Agencja Bezpieczeństwa Wewnętrznego wraz ze służbami resortu finansów zatrzymała kolejnych prezesów i właścicieli firm handlujących stalą ze Śląska. Skarb Państwa stracił przez nich 210 mln zł. Skala przestępstw jest jednak o wiele większa. - Prowadzimy 250 kontroli skarbowych w sprawach oszustw podatkowych przy handlu stalą i jej wyrobami. Szacujemy, że uda nam się odzyskać 500 mln zł niezapłaconych podatków – ujawnia tvn24.pl Andrzej Parafianowicz, wiceminister finansów i szef Wywiadu Skarbowego.
Sześć osób zatrzymano pod koniec lutego. Prezesom i właścicielom firm gliwicka Prokuratura Okręgowa zarzuciła także pranie brudnych pieniędzy pochodzących z wyłudzonych podatków. – Proceder polegał na dokonywaniu fikcyjnych, wewnątrzwspólnotowych transakcji obrotu wyrobami ze stali – mówi Maciej Karczyński, rzecznik ABW.
Dodaje, że w fikcyjnym obrocie brały udział podmioty z Polski, Cypru, Łotwy, Czech i Słowacji. Podejrzani działali w zorganizowanej grupie przestępczej. Prokuratura zabezpieczyła 5,7 mln zł pochodzących z przestępstw.
Współpraca służb
Sąd aresztował dwóch podejrzanych na trzy miesiące. Karczyński ujawnia, że Agencja działała wspólnie z Wywiadem Skarbowym Urzędu Kontroli Skarbowej w Katowicach i Opolu. Oraz z rozpracowywującym przypadki prania brudnych pieniędzy Generalnym Inspektorem Informacji Finansowej, którym jest wiceminister Parafianowicz.
To nie pierwsza współpraca tych służb. Wspólnie już doprowadzili do zatrzymania innych bossów mafii stalowej. - W listopadzie 2012 roku, wspólnie z ABW zabezpieczyliśmy ponad 1 mln 200 tys. zł, dziewięć samochodów o wartości 500 tys., udziały podejrzanych w spółkach, które były warte 260 tys. zł – mówi Parafianowicz.
250 kontroli
Wiceszef resortu finansów pełni także funkcję Generalnego Inspektora Kontroli Skarbowej kierując Wywiadem Skarbowym. Wywiad stara się doprowadzić do zapłacenia podatków, które budżetowi winni są oszuści handlujący stalą.
- W sumie w całej Polsce prowadzimy obecnie 250 kontroli skarbowych dotyczących obrotu wyrobami ze stali. Szacujemy, że uda nam się odzyskać 500 mln zł niezapłaconych podatków – twierdzi Parafianowicz.

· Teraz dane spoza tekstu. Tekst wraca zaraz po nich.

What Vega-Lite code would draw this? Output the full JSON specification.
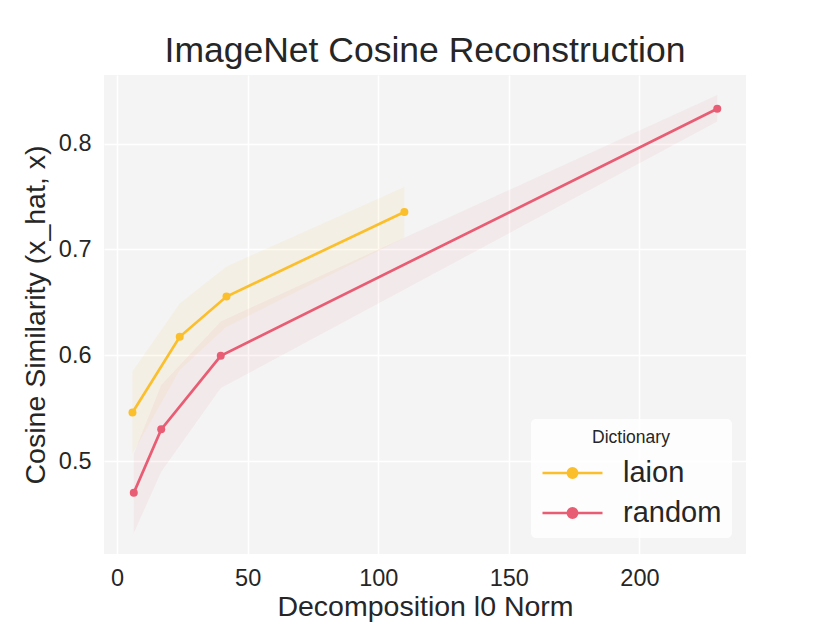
{
  "$schema": "https://vega.github.io/schema/vega-lite/v6.json",
  "autosize": "none",
  "width": 642,
  "height": 479,
  "padding": {"left": 104, "top": 75, "right": 84, "bottom": 69},
  "background": "white",
  "title": {"text": "ImageNet Cosine Reconstruction", "fontSize": 35.5, "font": "Liberation Sans", "fontWeight": "normal", "color": "#262626", "anchor": "middle", "frame": "group", "offset": 6},
  "config": {
    "font": "Liberation Sans",
    "view": {"fill": "#F4F4F4", "stroke": null},
    "axis": {"domain": false, "ticks": false, "grid": true, "gridColor": "white", "gridWidth": 1.5, "labelFontSize": 23.5, "labelColor": "#262626", "titleFontSize": 28.5, "titleFontWeight": "normal", "titleColor": "#262626", "labelFont": "Liberation Sans", "titleFont": "Liberation Sans"}
  },
  "resolve": {"legend": {"color": "independent"}},
  "data": {"values": [
    {"dict": "laion", "l0": 5.9, "cos": 0.546, "lo": 0.507, "hi": 0.585},
    {"dict": "laion", "l0": 24.0, "cos": 0.6175, "lo": 0.586, "hi": 0.649},
    {"dict": "laion", "l0": 41.9, "cos": 0.6555, "lo": 0.627, "hi": 0.684},
    {"dict": "laion", "l0": 110.0, "cos": 0.7355, "lo": 0.711, "hi": 0.759},
    {"dict": "random", "l0": 6.4, "cos": 0.470, "lo": 0.432, "hi": 0.507},
    {"dict": "random", "l0": 16.9, "cos": 0.530, "lo": 0.490, "hi": 0.572},
    {"dict": "random", "l0": 39.7, "cos": 0.5995, "lo": 0.569, "hi": 0.632},
    {"dict": "random", "l0": 229.8, "cos": 0.833, "lo": 0.821, "hi": 0.846}
  ]},
  "layer": [
    {
      "mark": {"type": "area", "opacity": 0.07},
      "encoding": {
        "x": {"field": "l0", "type": "quantitative", "scale": {"domain": [-5, 240.8], "nice": false, "zero": false}, "axis": {"values": [0, 50, 100, 150, 200], "title": "Decomposition l0 Norm", "labelPadding": 12, "titlePadding": 3}},
        "y": {"field": "lo", "type": "quantitative", "scale": {"domain": [0.4122, 0.8649], "nice": false, "zero": false}, "axis": {"values": [0.5, 0.6, 0.7, 0.8], "format": ".1f", "title": "Cosine Similarity (x_hat, x)", "labelPadding": 13, "titlePadding": 8}},
        "y2": {"field": "hi"},
        "color": {"field": "dict", "type": "nominal", "scale": {"domain": ["laion", "random"], "range": ["#FBBF2C", "#E85D73"]}, "legend": null}
      }
    },
    {
      "mark": {"type": "line", "strokeWidth": 2.7},
      "encoding": {
        "x": {"field": "l0", "type": "quantitative", "scale": {"domain": [-5, 240.8], "nice": false, "zero": false}, "axis": {"values": [0, 50, 100, 150, 200], "title": "Decomposition l0 Norm", "labelPadding": 12, "titlePadding": 3}},
        "y": {"field": "cos", "type": "quantitative", "scale": {"domain": [0.4122, 0.8649], "nice": false, "zero": false}, "axis": {"values": [0.5, 0.6, 0.7, 0.8], "format": ".1f", "title": "Cosine Similarity (x_hat, x)", "labelPadding": 13, "titlePadding": 8}},
        "color": {"field": "dict", "type": "nominal", "scale": {"domain": ["laion", "random"], "range": ["#FBBF2C", "#E85D73"]},
          "legend": {
            "orient": "none", "legendX": 427, "legendY": 344,
            "title": "Dictionary", "titleFontSize": 17.5, "titleFontWeight": "normal", "titleColor": "#262626", "titleAnchor": "middle", "titleFont": "Liberation Sans",
            "labelFontSize": 29, "labelColor": "#262626", "labelFont": "Liberation Sans",
            "symbolType": "M-1.5,0L1.5,0M0.23,0A0.23,0.23,0,1,1,-0.23,0A0.23,0.23,0,1,1,0.23,0Z",
            "symbolSize": 1600, "symbolStrokeWidth": 2.7, "symbolOffset": 10, "labelOffset": 29,
            "padding": 10, "fillColor": "rgba(255,255,255,0.8)", "cornerRadius": 5, "rowPadding": 3,
            "encode": {"symbols": {"update": {"fill": {"scale": "color", "field": "value"}, "stroke": {"scale": "color", "field": "value"}, "opacity": {"value": 1}}}}
          }
        }
      }
    },
    {
      "mark": {"type": "point", "filled": true, "size": 64, "opacity": 1},
      "encoding": {
        "x": {"field": "l0", "type": "quantitative", "scale": {"domain": [-5, 240.8], "nice": false, "zero": false}, "axis": {"values": [0, 50, 100, 150, 200], "title": "Decomposition l0 Norm", "labelPadding": 12, "titlePadding": 3}},
        "y": {"field": "cos", "type": "quantitative", "scale": {"domain": [0.4122, 0.8649], "nice": false, "zero": false}, "axis": {"values": [0.5, 0.6, 0.7, 0.8], "format": ".1f", "title": "Cosine Similarity (x_hat, x)", "labelPadding": 13, "titlePadding": 8}},
        "color": {"field": "dict", "type": "nominal", "scale": {"domain": ["laion", "random"], "range": ["#FBBF2C", "#E85D73"]}, "legend": null}
      }
    }
  ]
}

Jako GIKS wiceminister powołał zespół w resorcie finansów do zwalczania przestępczości podatkowej w zakresie handlu stalą i jej wyrobami.- Działamy razem z urzędami kontroli skarbowej, ABW, policją. Pomagają nam także prokuratorzy w charakterze doradców – tłumaczy wiceminister.
610 mln zł strat
Są już pierwsze efekty tej współpracy. - Od zeszłego roku ABW zatrzymała około 40 osób, których przestępcza działalność mogła narazić Skarb Państwa na straty nawet na 610 mln zł – mówi Karczyński.
Wiceszef resortu finansów dodaje, że problemem w tych sprawach są spółki, które działają na rynku handlu stalą przez bardzo krótki czas, co ułatwia działalność oszustom podatkowym. Specjalizują się one głównie w obrocie wyrobów ze stali wykorzystywanych w budownictwie. Chodzi głównie o pręty stalowe i blachy.
"Znikający podatnik"
- Mamy problem ze znikającym podatnikiem. Są to podmioty, które nabywają stal i jej wyroby. Działają bardzo krótko, kwartał, maksymalnie dwa kwartały. Rozliczają się zaś kwartalnie. Informacje o rozliczeniach napływają z opóźnieniem czasami nawet czteromiesięcznym. W tym czasie taki podatnik znika – tłumaczy tvn24.pl Parafianowicz.
Dodaje, że minister finansów zdecydował o jednomiesięcznym terminie rozliczeń przy obrocie wyrobami ze stali, takimi jak pręty stalowe. - To na pewno utrudni życie oszustom, a nam pomoże w zwalczaniu tych przestępstw – twierdzi szef Wywiadu Skarbowego.